Montag, 8. November 2021

Franz. Schwul unterm Hakenkreuz - Jürgen Pettinger

Franz Doms wurde als Homosexueller ein Opfer des Nationalsozialismus, denn er wurde 1944 mit 21 Jahren in Wien hingerichtet. Jürgen Pettinger hat seine Geschichte im gleichnamigen Buch aufgeschrieben, teils fiktiv, teils aber auf authentischen Protokollen und Aussagen fußend. Herausgekommen ist ein einfühlsames Buch, das betroffen und nachdenklich macht. Der Autor schafft damit ein Denkmal, nicht nur für den Protagonisten, sondern stellvertretend für alle „vergessenen Opfer des Nationalsozialismus“.

Das Buch ist für die Leserschaft keine leichte Kost. Der Tod des Protagonisten ist stets präsent, auch wenn sein Leben eigentlich das Thema ist. Die immer wieder eingeflochtenen und in einer anderen Schriftart gesetzten Auszüge aus Vernehmungen und Akten, lassen das Publikum eines nie vergessen: am Ende der Geschichte steht sein Tod. Bis dahin ist das Buch aber die kurze Biografie eines eher unangepassten jungen Mannes. Als einziger in der Familie ging er nach dem Volksschul-Abschluss zur Handelsschule, lernte Kurzschrift und Maschineschreiben. Aber glücklich wurde er damit nicht, irgendwie scheint er das schwarze Schaf in der Familie gewesen zu sein. Sein älterer Bruder interessiert sich nicht wirklich für ihn, aber seine Schwester Josefine kümmert und sorgt sich um ihn, denn der gutaussehende junge Mann pflegt einen Lebensstil, den er sich als ungelernter Bürodiener eigentlich nicht leisten kann. Schnell gibt es in der Nachbarschaft Gerüchte und Gerede, vor allem auch, weil er oft betrunken ist und sich dann lautstark mit seiner Schwester streitet. Aber ihm ist es lieber, dass er für einen Gauner gehalten wird, als für einen „Warmen“, denn tatsächlich waren die Zeiten für Homosexuelle oft gefährlicher als für Kleinkriminelle.

Sprachlich ist das Buch eher schlicht und manchmal mit ganz klar österreichischem Zungenschlag geschrieben. Und dennoch schafft der Autor es, mit seinen einfachen Worten eine packende, tragische, berührende und auch wütend und betroffen machende Geschichte zu erzählen. Über die Suche nach Liebe, Zuneigung und den Platz im Leben, über die Sorge einer Schwester um ihren Bruder, über Gefahren durch Denunzianten und falsche Freunde, Polizeibrutalität und das Leben als Außenseiter in einem Unrechtsstaat. Auch die eher unrühmliche Rolle der Kirche wird am Rande angesprochen.
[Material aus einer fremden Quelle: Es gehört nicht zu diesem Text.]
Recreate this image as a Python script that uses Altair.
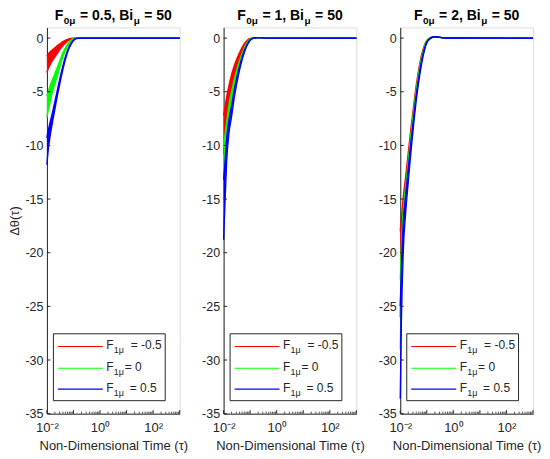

Die Charaktere sind vom Autor gut und gründlich ausgearbeitet, da das Buch bis auf die Verhörprotokolle aus den verschiedenen Strafverfahren gegen Franz Doms fiktional ist. Aber das „so hätte es sein können“, macht aus dem Buch ein gleichermaßen bedrückendes wie berührendes Werk. Besonders Franz beschreibt der Autor meiner Meinung nach fast liebevoll-freundschaftlich, als hätte er ihn wirklich gekannt. Er schildert ihn als unangepassten, manchmal sehr naiven junger Mann mit Flausen und dem Traum der großen Liebe im Kopf, aber immer loyal und bis zum Schluss eher um andere besorgt, als um sich selbst.

Angesichts der aktuellen politischen Lage in Europa macht dieses Buch traurig und betroffen – und es macht mir persönlich Angst vor dem, was auf die Menschen hier, und nicht zuletzt auf mich selbst, zukommen mag. Daher empfehle ich dieses Buch nicht nur von ganzem Herzen, ich fordere jeden auf, es unbedingt zu lesen und daraus zu lernen. Fünf Sterne.